TodaysVerse.net
And out of his mouth goeth a sharp sword, that with it he should smite the nations: and he shall rule them with a rod of iron: and he treadeth the winepress of the fierceness and wrath of Almighty God.
King James Version

Meaning

This verse comes from the book of Revelation, a highly symbolic vision given to a man named John while he was imprisoned on a Roman island around 95 AD. John saw a vision of Jesus returning as a conquering king, described in vivid and violent imagery drawn from Old Testament prophecy. The 'sharp sword' coming from Jesus's mouth represents the power of his spoken judgment — not a literal weapon, but the authority of his word. The phrase 'rule them with an iron scepter' quotes Psalm 2, a poem about God's ultimate king. The 'winepress of wrath' is a metaphor borrowed from Isaiah for God's final judgment on evil. This vision was written for persecuted Christians who were suffering under Roman imperial power and needed assurance that God, not Caesar, would have the final word.

Prayer

Lord, this image is hard and it is holy. Thank you that justice is not a fantasy — that you are not passive in the face of evil. Help me trust your judgment when I can't fix what's broken, and find real rest in the truth that you will.
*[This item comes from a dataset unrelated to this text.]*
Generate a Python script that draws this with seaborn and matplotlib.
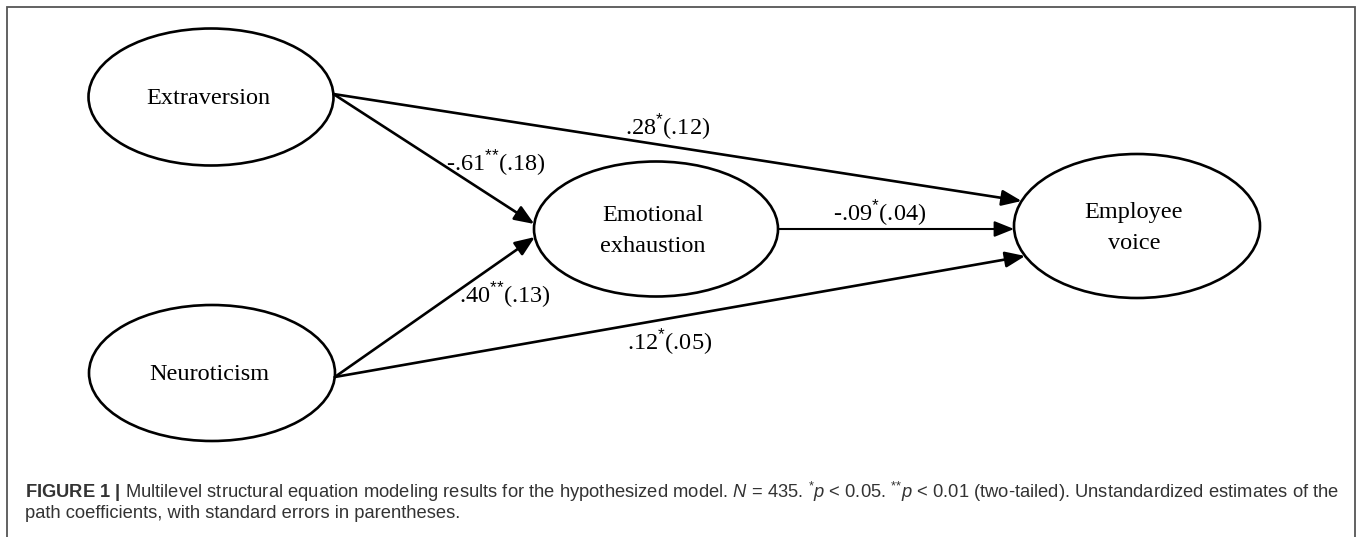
import numpy as np
import seaborn as sns
import matplotlib.pyplot as plt
from matplotlib.patches import Ellipse

# path model data
nodes = ["Extraversion", "Neuroticism", "Emotional\nexhaustion", "Employee\nvoice"]
path_from = ["Extraversion", "Extraversion", "Neuroticism", "Neuroticism", "Emotional\nexhaustion"]
path_to = ["Employee\nvoice", "Emotional\nexhaustion", "Emotional\nexhaustion", "Employee\nvoice", "Employee\nvoice"]
estimates = [0.28, -0.61, 0.40, 0.12, -0.09]
std_errors = [0.12, 0.18, 0.13, 0.05, 0.04]
stars = ["*", "**", "**", "*", "*"]

caption_1 = (r"$\bf{FIGURE\ 1\ |}$ Multilevel structural equation modeling results for the "
             r"hypothesized model. $\it{N}$ = 435. $^{*}\it{p}$ < 0.05. $^{{*}{*}}\it{p}$ < 0.01 "
             r"(two-tailed). Unstandardized estimates of the")
caption_2 = "path coefficients, with standard errors in parentheses."

# layout (canvas pixels, y downwards)
W, H = 1357, 537
node_xy = {"Extraversion": (211, 97), "Neuroticism": (212, 373),
           "Emotional\nexhaustion": (656, 229), "Employee\nvoice": (1137, 226)}
node_wh = {"Extraversion": (245, 137), "Neuroticism": (246, 136),
           "Emotional\nexhaustion": (244, 135), "Employee\nvoice": (246, 144)}
src_dy = [-3, -3, 4, 4, 0]
dst_dy = [-25, -5, 8, 30, 3]
label_xy = [(668, 127), (496, 163), (505, 295), (670, 342), (880, 213)]


def fmt(v):
    s = f"{v:.2f}"
    return s.replace("0.", ".", 1)


def edge_x(name, dy, side):
    cx, cy = node_xy[name]
    w, h = node_wh[name]
    a, b = w / 2, h / 2
    return cx + side * a * np.sqrt(max(0.0, 1 - (dy / b) ** 2)), cy + dy


sns.set_theme(style="white")
plt.rcParams["mathtext.fontset"] = "custom"
plt.rcParams["mathtext.rm"] = "Liberation Sans"
plt.rcParams["mathtext.it"] = "Liberation Sans:italic"
plt.rcParams["mathtext.bf"] = "Liberation Sans:bold"

fig = plt.figure(figsize=(W / 100, H / 100), dpi=100)
ax = fig.add_axes([0, 0, 1, 1])
ax.set_xlim(0, W)
ax.set_ylim(H, 0)
ax.axis("off")

# frame
frame_c = "#555555"
ax.plot([7, 7, 1355, 1355], [H, 7, 7, H], color=frame_c, lw=1.3, solid_joinstyle="miter")

serif = "Liberation Serif"
for n in nodes:
    cx, cy = node_xy[n]
    w, h = node_wh[n]
    ax.add_patch(Ellipse((cx, cy), w, h, fill=False, ec="black", lw=1.9))
    ax.text(cx - 3, cy + 2, n, ha="center", va="center", family=serif,
            fontsize=17.5, color="black", linespacing=1.6)

for i in range(len(estimates)):
    x0, y0 = edge_x(path_from[i], src_dy[i], 1)
    x1, y1 = edge_x(path_to[i], dst_dy[i], -1)
    ax.annotate("", xy=(x1, y1), xytext=(x0, y0),
                arrowprops=dict(arrowstyle="-|>,head_length=0.6,head_width=0.24",
                                mutation_scale=20, lw=1.9 if i < 4 else 1.5,
                                color="black", shrinkA=0, shrinkB=0))
    st = "".join("{" + c + "}" for c in stars[i])
    lab = fmt(estimates[i]) + r"$^{" + st + r"}$" + "(" + fmt(std_errors[i]) + ")"
    lx, ly = label_xy[i]
    ax.text(lx, ly, lab, ha="center", va="center", family=serif,
            fontsize=17.5, color="black")

cap_c = "#333333"
t1 = ax.text(25, 492, caption_1, ha="left", va="center", family="Liberation Sans",
             fontsize=11, color=cap_c)
t2 = ax.text(25, 513, caption_2, ha="left", va="center", family="Liberation Sans",
             fontsize=11, color=cap_c)
fig.canvas.draw()
wpx = t1.get_window_extent().width
fs = 11 * (1337 - 25) / wpx
t1.set_fontsize(fs)
t2.set_fontsize(fs)

fig.savefig("out.png", dpi=100)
Amen.

Reflection

This is not the Jesus of the stained-glass windows. A sword from his mouth, an iron scepter, treading a winepress running with divine fury — this image was written for people watching their friends fed to lions for sport, whose families were disappearing into Roman prisons for refusing to call Caesar lord. John didn't soften it for a comfortable audience. He gave suffering people exactly what they needed: the One who was executed like a criminal is also the One who judges, and the final word belongs to him, not to the empire. We sometimes want a God who is all warmth and no weight — a God of comfort without a God of consequence. But a God with no capacity for justice isn't actually good. He's just nice. If you've ever sat across from someone describing what was done to them — abuse that went unpunished, cruelty that went unacknowledged, systems that ground people up without a single person being held responsible — you know how hollow "everything happens for a reason" sounds in that room. This verse doesn't flinch. It says injustice has a terminus. That is meant to be comfort — raw, unflinching, necessary comfort for anyone who has stopped believing justice is possible.

Discussion Questions

1

The imagery in this verse — sword, iron scepter, winepress — is pulled from the Old Testament. What do you think John was trying to communicate about Jesus by using these specific images rather than more peaceful ones?

2

How do you personally hold together the image of Jesus as compassionate and gentle with this image of Jesus as fierce judge — and does one feel more 'real' or comfortable to you than the other?

3

We often want a God of love without a God of judgment. But is a God with no capacity for wrath actually good? What would it mean for people seeking justice if God simply had no response to evil?

4

How does knowing that ultimate justice belongs to God change the way you respond to situations where you've been genuinely wronged and no human court will ever fix it?

5

Is there a situation — personal or in the world around you — where you need to release your grip on controlling the outcome and actively trust that justice is God's to deliver? What would that release look like for you?